▶ DATA SEGMENT:
>> BEGIN

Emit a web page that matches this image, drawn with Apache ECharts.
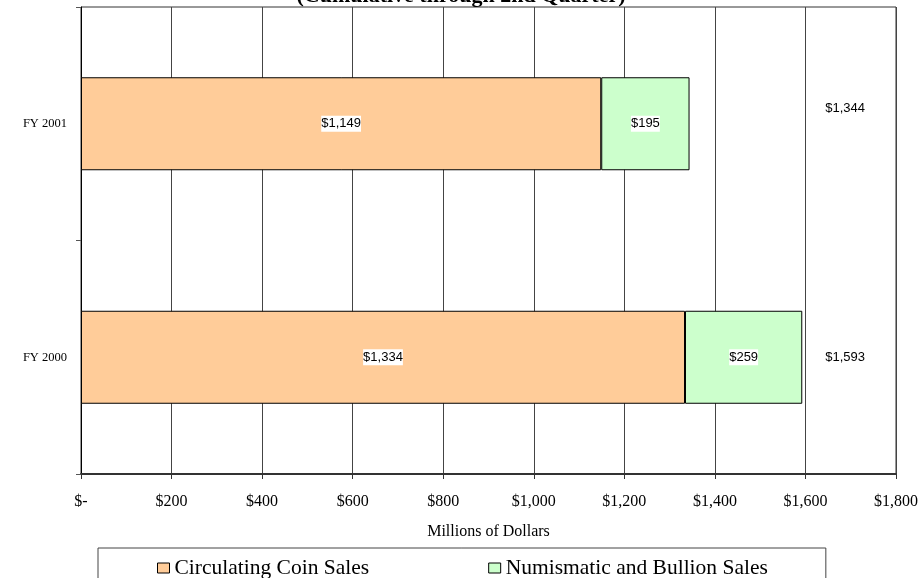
<!DOCTYPE html>
<html>
<head>
<meta charset="utf-8">
<script src="https://cdn.jsdelivr.net/npm/echarts@6/dist/echarts.min.js"></script>
<style>
  html, body { margin: 0; padding: 0; background: #fff; }
  #main { width: 922px; height: 578px; }
</style>
</head>
<body>
<div id="main"></div>
<script>
// 数据
const categories = ['FY 2000', 'FY 2001']
const circulatingSales = [1334, 1149]
const numismaticSales = [259, 195]
const xTickLabels = ['$-', '$200', '$400', '$600', '$800', '$1,000', '$1,200', '$1,400', '$1,600', '$1,800']

const money = v => '$' + Number(v).toLocaleString('en-US')
const totals = categories.map((c, i) => circulatingSales[i] + numismaticSales[i])

const serif = '"Liberation Serif", "Times New Roman", serif'
const sans = '"Liberation Sans", Arial, sans-serif'

var myChart = echarts.init(document.getElementById('main'))

const barLabel = {
    show: true,
    position: 'inside',
    color: '#000',
    fontFamily: sans,
    fontSize: 13,
    backgroundColor: '#fff',
    padding: [2, 0, 1, 0],
    formatter: p => money(p.value)
}

let option = {
    backgroundColor: '#fff',
    animation: false,
    title: {
        text: '(Cumulative through 2nd Quarter)',
        left: 'center',
        top: -15,
        padding: 0,
        textStyle: {
            fontFamily: serif,
            fontWeight: 'bold',
            fontSize: 22,
            color: '#000'
        }
    },
    grid: {
        left: 81,
        right: 26,
        top: 7,
        bottom: 104,
        show: true,
        borderColor: '#333',
        borderWidth: 1
    },
    legend: {
        left: 98,
        top: 548,
        padding: [9, 58, 40, 59],
        itemGap: 119,
        itemWidth: 12,
        itemHeight: 10,
        borderColor: '#444',
        borderWidth: 1,
        icon: 'rect',
        itemStyle: {
            borderColor: '#000',
            borderWidth: 1
        },
        textStyle: {
            fontFamily: serif,
            fontSize: 21.5,
            color: '#000'
        }
    },
    xAxis: {
        type: 'value',
        min: 0,
        max: 1800,
        interval: 200,
        name: 'Millions of Dollars',
        nameLocation: 'middle',
        nameGap: 50,
        nameTextStyle: {
            fontFamily: serif,
            fontSize: 16,
            color: '#000'
        },
        axisLine: {
            show: true,
            lineStyle: { color: '#333', width: 2 }
        },
        axisTick: {
            show: true,
            length: 5,
            lineStyle: { color: '#333' }
        },
        axisLabel: {
            margin: 20,
            fontFamily: serif,
            fontSize: 16,
            color: '#000',
            formatter: v => xTickLabels[Math.round(v / 200)]
        },
        splitLine: {
            show: true,
            lineStyle: { color: '#444', width: 1 }
        }
    },
    yAxis: [{
        type: 'category',
        data: categories,
        axisLine: {
            show: true,
            lineStyle: { color: '#000', width: 1 }
        },
        axisTick: {
            show: true,
            length: 5,
            lineStyle: { color: '#555' }
        },
        axisLabel: {
            margin: 14,
            fontFamily: serif,
            fontSize: 12.5,
            color: '#000'
        }
    }, {
        // 合计标签放在右侧
        type: 'category',
        position: 'right',
        data: totals.map(money),
        axisLine: { show: false },
        axisTick: { show: false },
        splitLine: { show: false },
        axisLabel: {
            inside: true,
            margin: 31,
            fontFamily: sans,
            fontSize: 13,
            color: '#000',
            formatter: (v, i) => i === 1 ? '{up|' + v + '}' : v,
            rich: {
                up: {
                    fontFamily: sans,
                    fontSize: 13,
                    color: '#000',
                    padding: [0, 0, 30, 0]
                }
            }
        }
    }],
    series: [{
        name: 'Circulating Coin Sales',
        type: 'bar',
        stack: 'sales',
        barWidth: 93,
        data: circulatingSales,
        itemStyle: {
            color: '#FFCC99',
            borderColor: '#000',
            borderWidth: 1
        },
        label: barLabel
    }, {
        name: 'Numismatic and Bullion Sales',
        type: 'bar',
        stack: 'sales',
        barWidth: 93,
        data: numismaticSales,
        itemStyle: {
            color: '#CCFFCC',
            borderColor: '#000',
            borderWidth: 1
        },
        label: barLabel
    }]
}

myChart.setOption(option)
</script>
</body>
</html>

>> END

▶ TASK PROMPT:
Repeat the data exactly, without the pictures.

▶ EXERCISE OUTPUT:
Emit a web page that matches this image, drawn with Apache ECharts.
<!DOCTYPE html>
<html>
<head>
<meta charset="utf-8">
<script src="https://cdn.jsdelivr.net/npm/echarts@6/dist/echarts.min.js"></script>
<style>
  html, body { margin: 0; padding: 0; background: #fff; }
  #main { width: 922px; height: 578px; }
</style>
</head>
<body>
<div id="main"></div>
<script>
// 数据
const categories = ['FY 2000', 'FY 2001']
const circulatingSales = [1334, 1149]
const numismaticSales = [259, 195]
const xTickLabels = ['$-', '$200', '$400', '$600', '$800', '$1,000', '$1,200', '$1,400', '$1,600', '$1,800']

const money = v => '$' + Number(v).toLocaleString('en-US')
const totals = categories.map((c, i) => circulatingSales[i] + numismaticSales[i])

const serif = '"Liberation Serif", "Times New Roman", serif'
const sans = '"Liberation Sans", Arial, sans-serif'

var myChart = echarts.init(document.getElementById('main'))

const barLabel = {
    show: true,
    position: 'inside',
    color: '#000',
    fontFamily: sans,
    fontSize: 13,
    backgroundColor: '#fff',
    padding: [2, 0, 1, 0],
    formatter: p => money(p.value)
}

let option = {
    backgroundColor: '#fff',
    animation: false,
    title: {
        text: '(Cumulative through 2nd Quarter)',
        left: 'center',
        top: -15,
        padding: 0,
        textStyle: {
            fontFamily: serif,
            fontWeight: 'bold',
            fontSize: 22,
            color: '#000'
        }
    },
    grid: {
        left: 81,
        right: 26,
        top: 7,
        bottom: 104,
        show: true,
        borderColor: '#333',
        borderWidth: 1
    },
    legend: {
        left: 98,
        top: 548,
        padding: [9, 58, 40, 59],
        itemGap: 119,
        itemWidth: 12,
        itemHeight: 10,
        borderColor: '#444',
        borderWidth: 1,
        icon: 'rect',
        itemStyle: {
            borderColor: '#000',
            borderWidth: 1
        },
        textStyle: {
            fontFamily: serif,
            fontSize: 21.5,
            color: '#000'
        }
    },
    xAxis: {
        type: 'value',
        min: 0,
        max: 1800,
        interval: 200,
        name: 'Millions of Dollars',
        nameLocation: 'middle',
        nameGap: 50,
        nameTextStyle: {
            fontFamily: serif,
            fontSize: 16,
            color: '#000'
        },
        axisLine: {
            show: true,
            lineStyle: { color: '#333', width: 2 }
        },
        axisTick: {
            show: true,
            length: 5,
            lineStyle: { color: '#333' }
        },
        axisLabel: {
            margin: 20,
            fontFamily: serif,
            fontSize: 16,
            color: '#000',
            formatter: v => xTickLabels[Math.round(v / 200)]
        },
        splitLine: {
            show: true,
            lineStyle: { color: '#444', width: 1 }
        }
    },
    yAxis: [{
        type: 'category',
        data: categories,
        axisLine: {
            show: true,
            lineStyle: { color: '#000', width: 1 }
        },
        axisTick: {
            show: true,
            length: 5,
            lineStyle: { color: '#555' }
        },
        axisLabel: {
            margin: 14,
            fontFamily: serif,
            fontSize: 12.5,
            color: '#000'
        }
    }, {
        // 合计标签放在右侧
        type: 'category',
        position: 'right',
        data: totals.map(money),
        axisLine: { show: false },
        axisTick: { show: false },
        splitLine: { show: false },
        axisLabel: {
            inside: true,
            margin: 31,
            fontFamily: sans,
            fontSize: 13,
            color: '#000',
            formatter: (v, i) => i === 1 ? '{up|' + v + '}' : v,
            rich: {
                up: {
                    fontFamily: sans,
                    fontSize: 13,
                    color: '#000',
                    padding: [0, 0, 30, 0]
                }
            }
        }
    }],
    series: [{
        name: 'Circulating Coin Sales',
        type: 'bar',
        stack: 'sales',
        barWidth: 93,
        data: circulatingSales,
        itemStyle: {
            color: '#FFCC99',
            borderColor: '#000',
            borderWidth: 1
        },
        label: barLabel
    }, {
        name: 'Numismatic and Bullion Sales',
        type: 'bar',
        stack: 'sales',
        barWidth: 93,
        data: numismaticSales,
        itemStyle: {
            color: '#CCFFCC',
            borderColor: '#000',
            borderWidth: 1
        },
        label: barLabel
    }]
}

myChart.setOption(option)
</script>
</body>
</html>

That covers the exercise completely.